The personal data can be found on Moodle by running the MATLAB code. Using the
details of a differential equation and associated boundary conditions provided here,
you should determine the solution using matrix methods. Be sure to clearly annotate
your solutions including graphs and diagrams where necessary.
Figure Q2 presents a simply supported beam under a uniformly distributed load. The
deflection of the beam can be computed with the:
y(x) = \frac{W}{24EI}(-x^4 + 2Lx^3 - L^3x) \quad \text{(EQ1)}
Where x is the distance (m) from the left end, E is the modulus of elasticity ($\frac{N}{m^2}$), I is
second moment of inertia ($m^4$), W is load ($\frac{kN}{m}$) and L is the length (m).
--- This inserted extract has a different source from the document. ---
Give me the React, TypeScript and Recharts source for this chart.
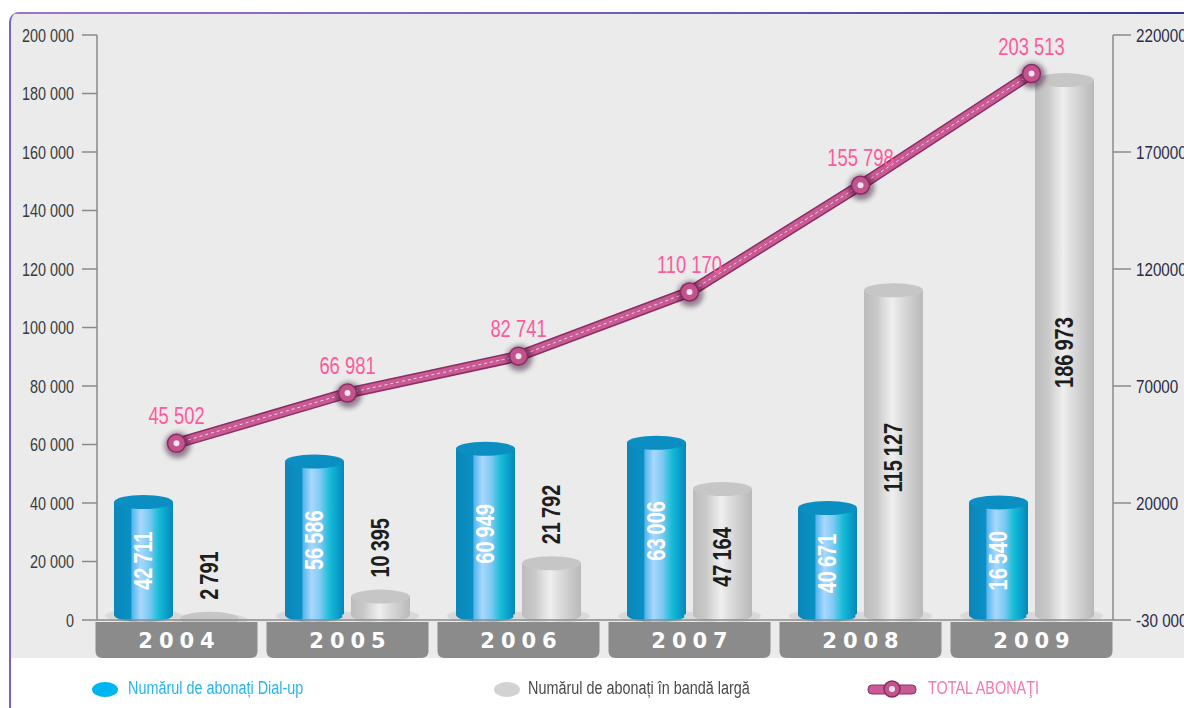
import { ComposedChart, Bar, Line, XAxis, YAxis, LabelList } from 'recharts';

const years = ['2004', '2005', '2006', '2007', '2008', '2009'];
// bar heights as drawn in the picture (the 2009 dial-up cylinder is drawn at ~42 600)
const dialUp = [42711, 56586, 60949, 63006, 40671, 42600];
// numbers printed on the dial-up cylinders
const dialUpLabels = [42711, 56586, 60949, 63006, 40671, 16540];
const broadband = [2791, 10395, 21792, 47164, 115127, 186973];
const total = [45502, 66981, 82741, 110170, 155798, 203513];

const leftTicks = [0, 20000, 40000, 60000, 80000, 100000, 120000, 140000, 160000, 180000, 200000];
const rightTicks = [-30000, 20000, 70000, 120000, 170000, 220000];

const data = years.map((year, i) => ({
  year,
  dialUp: dialUp[i],
  dialLabel: dialUpLabels[i],
  broadband: broadband[i],
  total: total[i],
}));

// no condensed face installed, so text is squeezed horizontally
const SANS = "'Liberation Sans', Arial, sans-serif";
const SQUEEZE = 0.8;
const PLOT_BOTTOM = 612;

function group(v: number, sep = ' ') {
  return String(v).replace(/\B(?=(\d{3})+(?!\d))/g, sep);
}

function NarrowText({ x, y, rotate = 0, anchor = 'middle', baseline = 'auto', children, ...rest }: any) {
  return (
    <text transform={`translate(${x},${y}) rotate(${rotate}) scale(${SQUEEZE},1)`} x={0} y={0}
      textAnchor={anchor} dominantBaseline={baseline} fontFamily={SANS} {...rest}>
      {children}
    </text>
  );
}

function Cylinder(props: any) {
  const { x, y, width, height, kind } = props;
  if (width == null || height == null) return null;
  const ry = 7;
  const topCy = y + ry;
  const botCy = Math.max(topCy, y + height - ry + 2);
  const x2 = x + width;
  const body = `M${x},${topCy} L${x},${botCy} A${width / 2},${ry} 0 0 0 ${x2},${botCy} L${x2},${topCy} Z`;
  const blue = kind === 'blue';
  return (
    <g>
      <ellipse cx={x + width / 2} cy={botCy + 1} rx={width / 2 + 9} ry={ry} fill="#d9d9d9" />
      <path d={body} fill={blue ? 'url(#cylBlue)' : 'url(#cylGrey)'} />
      <ellipse cx={x + width / 2} cy={topCy} rx={width / 2} ry={ry} fill={blue ? '#0b8fc3' : '#c6c6c6'} />
    </g>
  );
}

function DialLabel(p: any) {
  const cx = p.x + p.width / 2;
  const cy = p.y + p.height / 2 + 3;
  return (
    <NarrowText x={cx} y={cy} rotate={-90} baseline="central" fill="#ffffff" fontWeight="bold" fontSize={25}>
      {group(p.value, '\u2009')}
    </NarrowText>
  );
}

function BroadLabel(p: any) {
  const cx = p.x + p.width / 2;
  const small = p.value < 30000;
  const cy = small ? p.y - 12 : p.y + p.height / 2 + 6;
  return (
    <NarrowText x={cx} y={cy} rotate={-90} anchor={small ? 'start' : 'middle'} baseline="central"
      fill="#1e1e1e" fontWeight="bold" fontSize={25}>
      {group(p.value, '\u2009')}
    </NarrowText>
  );
}

function TotalLabel(p: any) {
  return (
    <NarrowText x={p.x} y={p.y - 19} fill="#ff5a9c" fontSize={23}>
      {group(p.value)}
    </NarrowText>
  );
}

function TotalDot(p: any) {
  const { cx, cy } = p;
  if (cx == null || cy == null) return null;
  return (
    <g>
      <circle cx={cx + 1} cy={cy + 2} r={13} fill="rgba(40,10,30,0.45)" filter="url(#dotBlur)" />
      <circle cx={cx} cy={cy} r={9} fill="#c2538d" stroke="#8a2b62" strokeWidth={1.5} />
      <circle cx={cx} cy={cy} r={3} fill="#f4e4ee" />
    </g>
  );
}

function LeftTick(p: any) {
  return (
    <NarrowText x={p.x} y={p.y} anchor="end" baseline="central" fill="#3a3a3a" fontSize={18}>
      {group(p.payload.value)}
    </NarrowText>
  );
}

function RightTick(p: any) {
  const v = p.payload.value;
  return (
    <NarrowText x={p.x} y={p.y} anchor="start" baseline="central" fill="#2c2c48" fontSize={19}>
      {v < 0 ? '-' + group(-v) : String(v)}
    </NarrowText>
  );
}

function YearTab(p: any) {
  const { x } = p;
  const w = 162;
  const top = PLOT_BOTTOM + 2;
  const bot = PLOT_BOTTOM + 38;
  const r = 7;
  const l = x - w / 2;
  const rr = x + w / 2;
  const d = `M${l},${top} L${rr},${top} L${rr},${bot - r} Q${rr},${bot} ${rr - r},${bot} L${l + r},${bot} Q${l},${bot} ${l},${bot - r} Z`;
  return (
    <g>
      <path d={d} fill="#8b8b8b" />
      <text x={x + 3} y={top + 26} textAnchor="middle" fill="#ffffff" fontWeight="bold" fontSize={21}
        letterSpacing={6} fontFamily="'DejaVu Sans', Verdana, sans-serif">
        {p.payload.value}
      </text>
    </g>
  );
}

const legendText = (color: string): any => ({
  position: 'absolute', top: 0, color, fontFamily: SANS, fontSize: 18, whiteSpace: 'nowrap',
  transform: `scaleX(${SQUEEZE})`, transformOrigin: 'left center',
});

export default function App() {
  return (
    <div style={{ position: 'relative', width: 1184, height: 700, background: '#fff' }}>
      <svg width={0} height={0} style={{ position: 'absolute' }}>
        <defs>
          <linearGradient id="cylBlue" x1="0" y1="0" x2="1" y2="0">
            <stop offset="0%" stopColor="#0a86b8" />
            <stop offset="28%" stopColor="#0b90c4" />
            <stop offset="31%" stopColor="#58b6ee" />
            <stop offset="45%" stopColor="#a9d8ff" />
            <stop offset="60%" stopColor="#7ccaf2" />
            <stop offset="76%" stopColor="#16bcd6" />
            <stop offset="90%" stopColor="#0a9dca" />
            <stop offset="100%" stopColor="#0886b8" />
          </linearGradient>
          <linearGradient id="cylGrey" x1="0" y1="0" x2="1" y2="0">
            <stop offset="0%" stopColor="#bcbcbc" />
            <stop offset="22%" stopColor="#c9c9c9" />
            <stop offset="34%" stopColor="#dcdcdc" />
            <stop offset="48%" stopColor="#efefef" />
            <stop offset="62%" stopColor="#dedede" />
            <stop offset="84%" stopColor="#c8c8c8" />
            <stop offset="100%" stopColor="#b9b9b9" />
          </linearGradient>
          <filter id="dotBlur" x="-50%" y="-50%" width="200%" height="200%">
            <feGaussianBlur stdDeviation="2.5" />
          </filter>
        </defs>
      </svg>

      <div style={{
        position: 'absolute', left: 1, top: 4, width: 1183, height: 696,
        borderLeft: '2px solid #7a62c2', borderTopLeftRadius: 10, overflow: 'hidden',
        background: 'linear-gradient(to bottom, #ebebeb 0px, #ebebeb 646px, #ffffff 646px)',
      }}>
        <div style={{ height: 2, background: 'linear-gradient(to right, #a272c8, #6a58b8 60%, #34349c)' }} />
      </div>

      <div style={{ position: 'absolute', left: 0, top: 0 }}>
        <ComposedChart width={1184} height={660} data={data}
          margin={{ top: 27, right: 0, bottom: 8, left: 0 }} barSize={59} barGap={7}>
          <XAxis dataKey="year" height={40} tickLine={false} padding={{ left: -6, right: -4 }}
            axisLine={{ stroke: '#8a8a8a', strokeWidth: 1.5 }} tick={<YearTab />} interval={0} />
          <YAxis yAxisId="left" orientation="left" width={89} domain={[0, 200000]} ticks={leftTicks}
            interval={0} tickSize={15} tickMargin={8}
            axisLine={{ stroke: '#8a8a8a', strokeWidth: 1.5 }} tickLine={{ stroke: '#8a8a8a', strokeWidth: 1.5 }}
            tick={<LeftTick />} />
          <YAxis yAxisId="right" orientation="right" width={79} domain={[-30000, 220000]} ticks={rightTicks}
            interval={0} tickSize={18} tickMargin={5}
            axisLine={{ stroke: '#8a8a8a', strokeWidth: 1.5 }} tickLine={{ stroke: '#8a8a8a', strokeWidth: 1.5 }}
            tick={<RightTick />} />

          <Bar yAxisId="left" dataKey="dialUp" isAnimationActive={false}
            shape={(p: any) => <Cylinder {...p} kind="blue" />}>
            <LabelList dataKey="dialLabel" content={<DialLabel />} />
          </Bar>
          <Bar yAxisId="left" dataKey="broadband" isAnimationActive={false}
            shape={(p: any) => <Cylinder {...p} kind="grey" />}>
            <LabelList dataKey="broadband" content={<BroadLabel />} />
          </Bar>

          <Line yAxisId="right" dataKey="total" stroke="#8c2e64" strokeWidth={11} dot={false}
            activeDot={false} isAnimationActive={false} />
          <Line yAxisId="right" dataKey="total" stroke="#c85a94" strokeWidth={8} dot={false}
            activeDot={false} isAnimationActive={false} />
          <Line yAxisId="right" dataKey="total" stroke="#f6d2e4" strokeWidth={1} strokeDasharray="3 3"
            dot={<TotalDot />} activeDot={false} isAnimationActive={false}>
            <LabelList dataKey="total" content={<TotalLabel />} />
          </Line>
        </ComposedChart>
      </div>

      <div style={{ position: 'absolute', left: 0, top: 670, width: 1184, height: 26 }}>
        <div style={{ position: 'absolute', left: 84, top: 4, width: 26, height: 15, borderRadius: '50%', background: '#00b6f0' }} />
        <div style={{ ...legendText('#28b4ea'), left: 120 }}>Numărul de abonați Dial-up</div>

        <div style={{ position: 'absolute', left: 486, top: 4, width: 26, height: 15, borderRadius: '50%', background: '#d2d2d2' }} />
        <div style={{ ...legendText('#4a4a4a'), left: 520 }}>Numărul de abonați în bandă largă</div>

        <svg style={{ position: 'absolute', left: 858, top: 0 }} width={52} height={22}>
          <rect x={2} y={7} width={48} height={9} rx={4} fill="#c85a94" stroke="#8c2e64" strokeWidth={1} />
          <circle cx={26} cy={11} r={8} fill="#c2538d" stroke="#8a2b62" strokeWidth={1.5} />
          <circle cx={26} cy={11} r={3} fill="#f4e4ee" />
        </svg>
        <div style={{ ...legendText('#f47ab0'), left: 920 }}>TOTAL ABONAŢI</div>
      </div>
    </div>
  );
}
The above
equation can be differentiated to yield the slope of the downward deflection as a
function of (x):
$\frac{dy}{dx} = \frac{W}{24EI}(-4x^3 + 6Lx^2 - L^3) \quad \text{(EQ2)}$
If y = 0 at x = 0, use this equation with Euler's method (i.e. Forward Finite Difference
Approximation) ($\Delta x = \frac{L}{5-1} = \frac{L}{4}$) to compute the deflection from x=0 to L at five
discrete points $x_n = (n - 1)\Delta x$, n = 1,2,...,5 (i.e.$x_0 = 0, x_1 = \Delta x, x_2 = 2\Delta x, ..., x_5 = 4\Delta x$).